▸ REQUEST: Give every line back verbatim, dropping all images.

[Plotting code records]
START

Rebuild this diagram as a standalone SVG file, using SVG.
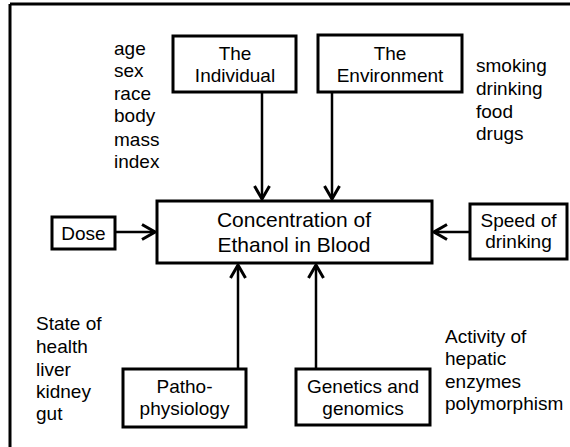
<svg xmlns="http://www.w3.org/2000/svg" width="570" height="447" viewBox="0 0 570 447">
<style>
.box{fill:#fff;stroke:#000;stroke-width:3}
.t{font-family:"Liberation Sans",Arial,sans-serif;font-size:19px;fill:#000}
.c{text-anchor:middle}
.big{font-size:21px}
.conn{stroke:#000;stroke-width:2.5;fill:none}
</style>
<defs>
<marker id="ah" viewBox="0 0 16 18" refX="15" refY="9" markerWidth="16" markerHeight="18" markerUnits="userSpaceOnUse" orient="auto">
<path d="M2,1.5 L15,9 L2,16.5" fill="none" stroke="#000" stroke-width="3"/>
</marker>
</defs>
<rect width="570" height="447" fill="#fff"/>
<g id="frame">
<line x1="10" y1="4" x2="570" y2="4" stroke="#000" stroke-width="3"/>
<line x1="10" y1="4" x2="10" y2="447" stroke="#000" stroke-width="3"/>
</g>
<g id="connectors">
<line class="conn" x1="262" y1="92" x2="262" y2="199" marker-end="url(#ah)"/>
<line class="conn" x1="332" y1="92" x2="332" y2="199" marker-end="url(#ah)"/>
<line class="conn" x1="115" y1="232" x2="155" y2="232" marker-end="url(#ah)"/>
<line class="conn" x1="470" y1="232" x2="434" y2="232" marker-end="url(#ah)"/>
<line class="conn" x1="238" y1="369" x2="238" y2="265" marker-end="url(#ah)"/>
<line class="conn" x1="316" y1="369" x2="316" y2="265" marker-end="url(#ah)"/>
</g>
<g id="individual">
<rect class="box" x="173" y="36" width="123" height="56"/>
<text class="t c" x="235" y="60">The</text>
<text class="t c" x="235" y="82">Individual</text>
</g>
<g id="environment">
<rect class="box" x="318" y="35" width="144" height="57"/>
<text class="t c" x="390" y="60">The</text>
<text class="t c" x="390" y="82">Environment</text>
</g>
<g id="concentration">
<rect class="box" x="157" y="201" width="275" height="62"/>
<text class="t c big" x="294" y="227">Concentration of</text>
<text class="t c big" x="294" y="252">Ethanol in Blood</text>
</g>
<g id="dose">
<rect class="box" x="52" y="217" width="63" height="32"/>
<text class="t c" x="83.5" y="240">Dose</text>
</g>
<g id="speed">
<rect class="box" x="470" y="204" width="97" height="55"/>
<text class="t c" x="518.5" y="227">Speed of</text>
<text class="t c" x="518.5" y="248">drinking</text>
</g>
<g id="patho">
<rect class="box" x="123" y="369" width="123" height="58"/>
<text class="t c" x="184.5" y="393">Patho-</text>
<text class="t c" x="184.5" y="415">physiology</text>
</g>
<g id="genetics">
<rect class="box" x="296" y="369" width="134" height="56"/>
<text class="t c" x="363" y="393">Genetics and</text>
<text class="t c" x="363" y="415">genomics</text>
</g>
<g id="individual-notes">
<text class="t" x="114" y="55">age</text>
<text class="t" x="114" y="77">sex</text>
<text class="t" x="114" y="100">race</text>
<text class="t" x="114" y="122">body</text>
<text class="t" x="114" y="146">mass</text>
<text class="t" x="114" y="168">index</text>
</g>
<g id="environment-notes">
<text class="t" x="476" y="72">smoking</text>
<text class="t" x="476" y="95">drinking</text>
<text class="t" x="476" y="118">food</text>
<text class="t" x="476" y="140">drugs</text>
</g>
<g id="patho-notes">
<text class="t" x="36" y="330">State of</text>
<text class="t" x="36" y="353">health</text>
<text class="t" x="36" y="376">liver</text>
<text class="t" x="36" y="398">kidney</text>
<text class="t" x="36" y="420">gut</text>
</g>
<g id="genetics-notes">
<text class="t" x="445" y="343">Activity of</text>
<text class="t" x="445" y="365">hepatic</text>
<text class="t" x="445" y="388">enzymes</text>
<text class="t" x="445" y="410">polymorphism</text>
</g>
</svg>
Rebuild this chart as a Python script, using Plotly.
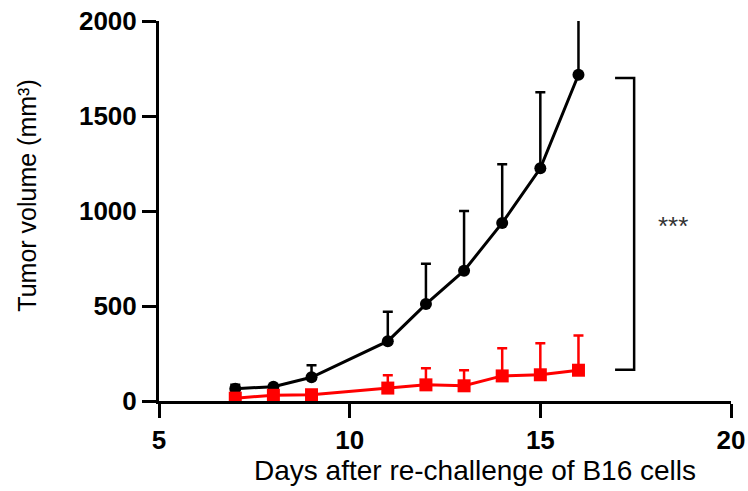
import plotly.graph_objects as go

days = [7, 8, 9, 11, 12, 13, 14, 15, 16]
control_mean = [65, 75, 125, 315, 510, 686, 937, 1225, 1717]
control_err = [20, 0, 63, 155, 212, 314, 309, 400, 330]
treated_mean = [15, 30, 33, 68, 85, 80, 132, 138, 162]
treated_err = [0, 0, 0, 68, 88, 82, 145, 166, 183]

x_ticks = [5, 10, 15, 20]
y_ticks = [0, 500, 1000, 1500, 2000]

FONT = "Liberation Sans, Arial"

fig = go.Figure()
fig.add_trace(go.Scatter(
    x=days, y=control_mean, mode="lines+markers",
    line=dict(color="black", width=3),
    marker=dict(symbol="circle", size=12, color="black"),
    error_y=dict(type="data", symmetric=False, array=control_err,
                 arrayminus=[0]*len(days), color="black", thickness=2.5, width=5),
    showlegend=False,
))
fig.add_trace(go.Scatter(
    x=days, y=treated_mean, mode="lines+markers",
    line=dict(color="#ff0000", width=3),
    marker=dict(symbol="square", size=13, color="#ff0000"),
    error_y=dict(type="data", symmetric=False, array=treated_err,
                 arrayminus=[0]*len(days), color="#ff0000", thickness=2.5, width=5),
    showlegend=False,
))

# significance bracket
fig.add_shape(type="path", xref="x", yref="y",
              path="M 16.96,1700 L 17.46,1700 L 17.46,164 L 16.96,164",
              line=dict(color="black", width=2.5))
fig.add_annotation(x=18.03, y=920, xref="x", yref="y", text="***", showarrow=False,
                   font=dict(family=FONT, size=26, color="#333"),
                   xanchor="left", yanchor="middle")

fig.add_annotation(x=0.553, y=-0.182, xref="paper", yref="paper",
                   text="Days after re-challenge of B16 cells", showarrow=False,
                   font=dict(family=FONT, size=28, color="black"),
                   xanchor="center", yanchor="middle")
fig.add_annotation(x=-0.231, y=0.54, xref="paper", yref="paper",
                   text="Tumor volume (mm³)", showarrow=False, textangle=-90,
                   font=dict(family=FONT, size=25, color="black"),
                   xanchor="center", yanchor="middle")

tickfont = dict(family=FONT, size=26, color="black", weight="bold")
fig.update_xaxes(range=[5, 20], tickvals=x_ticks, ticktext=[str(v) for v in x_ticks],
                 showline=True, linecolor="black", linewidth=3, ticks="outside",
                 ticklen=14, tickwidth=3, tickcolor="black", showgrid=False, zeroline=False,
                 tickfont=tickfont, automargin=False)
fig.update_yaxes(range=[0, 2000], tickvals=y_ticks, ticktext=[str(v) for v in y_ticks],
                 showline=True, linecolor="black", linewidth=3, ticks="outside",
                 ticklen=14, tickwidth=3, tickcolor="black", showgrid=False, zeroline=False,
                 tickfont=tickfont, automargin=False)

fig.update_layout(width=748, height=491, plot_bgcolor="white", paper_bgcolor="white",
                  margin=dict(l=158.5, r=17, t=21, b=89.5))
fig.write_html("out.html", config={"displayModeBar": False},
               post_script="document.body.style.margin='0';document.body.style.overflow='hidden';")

END

▸ WRITTEN RESPONSE:
Rebuild this diagram as a standalone SVG file, using SVG.
<svg xmlns="http://www.w3.org/2000/svg" width="570" height="447" viewBox="0 0 570 447">
<style>
.box{fill:#fff;stroke:#000;stroke-width:3}
.t{font-family:"Liberation Sans",Arial,sans-serif;font-size:19px;fill:#000}
.c{text-anchor:middle}
.big{font-size:21px}
.conn{stroke:#000;stroke-width:2.5;fill:none}
</style>
<defs>
<marker id="ah" viewBox="0 0 16 18" refX="15" refY="9" markerWidth="16" markerHeight="18" markerUnits="userSpaceOnUse" orient="auto">
<path d="M2,1.5 L15,9 L2,16.5" fill="none" stroke="#000" stroke-width="3"/>
</marker>
</defs>
<rect width="570" height="447" fill="#fff"/>
<g id="frame">
<line x1="10" y1="4" x2="570" y2="4" stroke="#000" stroke-width="3"/>
<line x1="10" y1="4" x2="10" y2="447" stroke="#000" stroke-width="3"/>
</g>
<g id="connectors">
<line class="conn" x1="262" y1="92" x2="262" y2="199" marker-end="url(#ah)"/>
<line class="conn" x1="332" y1="92" x2="332" y2="199" marker-end="url(#ah)"/>
<line class="conn" x1="115" y1="232" x2="155" y2="232" marker-end="url(#ah)"/>
<line class="conn" x1="470" y1="232" x2="434" y2="232" marker-end="url(#ah)"/>
<line class="conn" x1="238" y1="369" x2="238" y2="265" marker-end="url(#ah)"/>
<line class="conn" x1="316" y1="369" x2="316" y2="265" marker-end="url(#ah)"/>
</g>
<g id="individual">
<rect class="box" x="173" y="36" width="123" height="56"/>
<text class="t c" x="235" y="60">The</text>
<text class="t c" x="235" y="82">Individual</text>
</g>
<g id="environment">
<rect class="box" x="318" y="35" width="144" height="57"/>
<text class="t c" x="390" y="60">The</text>
<text class="t c" x="390" y="82">Environment</text>
</g>
<g id="concentration">
<rect class="box" x="157" y="201" width="275" height="62"/>
<text class="t c big" x="294" y="227">Concentration of</text>
<text class="t c big" x="294" y="252">Ethanol in Blood</text>
</g>
<g id="dose">
<rect class="box" x="52" y="217" width="63" height="32"/>
<text class="t c" x="83.5" y="240">Dose</text>
</g>
<g id="speed">
<rect class="box" x="470" y="204" width="97" height="55"/>
<text class="t c" x="518.5" y="227">Speed of</text>
<text class="t c" x="518.5" y="248">drinking</text>
</g>
<g id="patho">
<rect class="box" x="123" y="369" width="123" height="58"/>
<text class="t c" x="184.5" y="393">Patho-</text>
<text class="t c" x="184.5" y="415">physiology</text>
</g>
<g id="genetics">
<rect class="box" x="296" y="369" width="134" height="56"/>
<text class="t c" x="363" y="393">Genetics and</text>
<text class="t c" x="363" y="415">genomics</text>
</g>
<g id="individual-notes">
<text class="t" x="114" y="55">age</text>
<text class="t" x="114" y="77">sex</text>
<text class="t" x="114" y="100">race</text>
<text class="t" x="114" y="122">body</text>
<text class="t" x="114" y="146">mass</text>
<text class="t" x="114" y="168">index</text>
</g>
<g id="environment-notes">
<text class="t" x="476" y="72">smoking</text>
<text class="t" x="476" y="95">drinking</text>
<text class="t" x="476" y="118">food</text>
<text class="t" x="476" y="140">drugs</text>
</g>
<g id="patho-notes">
<text class="t" x="36" y="330">State of</text>
<text class="t" x="36" y="353">health</text>
<text class="t" x="36" y="376">liver</text>
<text class="t" x="36" y="398">kidney</text>
<text class="t" x="36" y="420">gut</text>
</g>
<g id="genetics-notes">
<text class="t" x="445" y="343">Activity of</text>
<text class="t" x="445" y="365">hepatic</text>
<text class="t" x="445" y="388">enzymes</text>
<text class="t" x="445" y="410">polymorphism</text>
</g>
</svg>
Rebuild this chart as a Python script, using Plotly.
import plotly.graph_objects as go

days = [7, 8, 9, 11, 12, 13, 14, 15, 16]
control_mean = [65, 75, 125, 315, 510, 686, 937, 1225, 1717]
control_err = [20, 0, 63, 155, 212, 314, 309, 400, 330]
treated_mean = [15, 30, 33, 68, 85, 80, 132, 138, 162]
treated_err = [0, 0, 0, 68, 88, 82, 145, 166, 183]

x_ticks = [5, 10, 15, 20]
y_ticks = [0, 500, 1000, 1500, 2000]

FONT = "Liberation Sans, Arial"

fig = go.Figure()
fig.add_trace(go.Scatter(
    x=days, y=control_mean, mode="lines+markers",
    line=dict(color="black", width=3),
    marker=dict(symbol="circle", size=12, color="black"),
    error_y=dict(type="data", symmetric=False, array=control_err,
                 arrayminus=[0]*len(days), color="black", thickness=2.5, width=5),
    showlegend=False,
))
fig.add_trace(go.Scatter(
    x=days, y=treated_mean, mode="lines+markers",
    line=dict(color="#ff0000", width=3),
    marker=dict(symbol="square", size=13, color="#ff0000"),
    error_y=dict(type="data", symmetric=False, array=treated_err,
                 arrayminus=[0]*len(days), color="#ff0000", thickness=2.5, width=5),
    showlegend=False,
))

# significance bracket
fig.add_shape(type="path", xref="x", yref="y",
              path="M 16.96,1700 L 17.46,1700 L 17.46,164 L 16.96,164",
              line=dict(color="black", width=2.5))
fig.add_annotation(x=18.03, y=920, xref="x", yref="y", text="***", showarrow=False,
                   font=dict(family=FONT, size=26, color="#333"),
                   xanchor="left", yanchor="middle")

fig.add_annotation(x=0.553, y=-0.182, xref="paper", yref="paper",
                   text="Days after re-challenge of B16 cells", showarrow=False,
                   font=dict(family=FONT, size=28, color="black"),
                   xanchor="center", yanchor="middle")
fig.add_annotation(x=-0.231, y=0.54, xref="paper", yref="paper",
                   text="Tumor volume (mm³)", showarrow=False, textangle=-90,
                   font=dict(family=FONT, size=25, color="black"),
                   xanchor="center", yanchor="middle")

tickfont = dict(family=FONT, size=26, color="black", weight="bold")
fig.update_xaxes(range=[5, 20], tickvals=x_ticks, ticktext=[str(v) for v in x_ticks],
                 showline=True, linecolor="black", linewidth=3, ticks="outside",
                 ticklen=14, tickwidth=3, tickcolor="black", showgrid=False, zeroline=False,
                 tickfont=tickfont, automargin=False)
fig.update_yaxes(range=[0, 2000], tickvals=y_ticks, ticktext=[str(v) for v in y_ticks],
                 showline=True, linecolor="black", linewidth=3, ticks="outside",
                 ticklen=14, tickwidth=3, tickcolor="black", showgrid=False, zeroline=False,
                 tickfont=tickfont, automargin=False)

fig.update_layout(width=748, height=491, plot_bgcolor="white", paper_bgcolor="white",
                  margin=dict(l=158.5, r=17, t=21, b=89.5))
fig.write_html("out.html", config={"displayModeBar": False},
               post_script="document.body.style.margin='0';document.body.style.overflow='hidden';")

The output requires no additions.